Why was the Declaration of Independence written

Although the United States is regarded as the unofficial world leader in present times, the situation was not anywhere close to its present form till a few centuries back. It might come as a shock to many to realize that the residents of the first colonies of America considered themselves to be British, and were under the so called protection of the King of England. In the pretext of governing the American colonies, the British rulers were actually eating away at the resources of these colonies. A barrage of illogical and unethical taxes and regulations in several colonies by the British Rulers in the timeline from 1750 to 1775 resulted in the people of American colonies realizing the true intentions of their rulers. The unrest caused by the tyrannical British rule and the flagrant violation of the human rights of the colonists ultimately paved the way to the engendering of the Declaration of Independence.

The oppressed colonists formed a committee that tried to enumerate and analyze the unjust taxes and laws being implemented by the British King’s rule, but the powerful authorities turned a deaf ear to these complaints. The committee then nominated the Second Continental Congress, a committee of five men specially selected to prepare a document that would announce the discontinuation of several colonies from supporting the King, and their subsequent independence from any sort of influence from England.

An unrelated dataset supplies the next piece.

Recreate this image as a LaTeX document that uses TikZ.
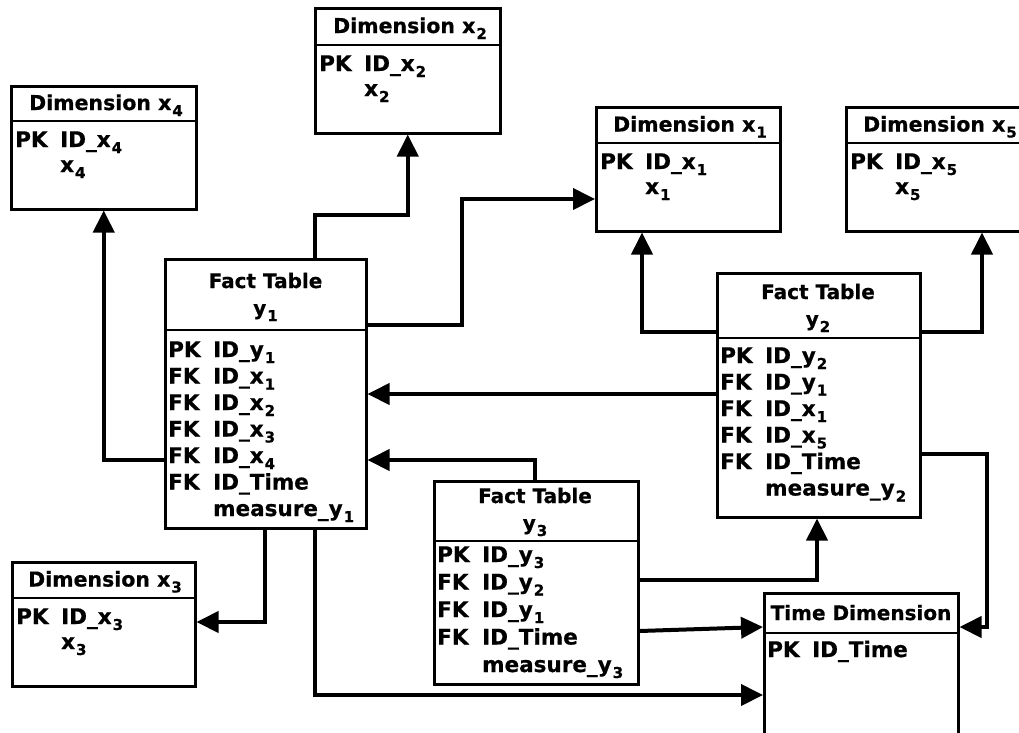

Thomas Jefferson proved instrumental in the drafting of the Declaration of Independence. His framing of the Declaration was approved by the Second Continental Congress. This approval was equivalent to the announcement of independence of the American colonies from the oppression of the British Rule. The Declaration of Independence laid out the path for a progressive American society.

Through the Right to Live in Freedom, the Declaration conferred on the colonists the right to pursue happiness and also gave them the right to do away with a government that failed to serve its people. Then, the Declaration talked about the Right t Representation, stressing on the need of having colonist representatives in the government to avoid a tyrannical rule such as that the British Empire.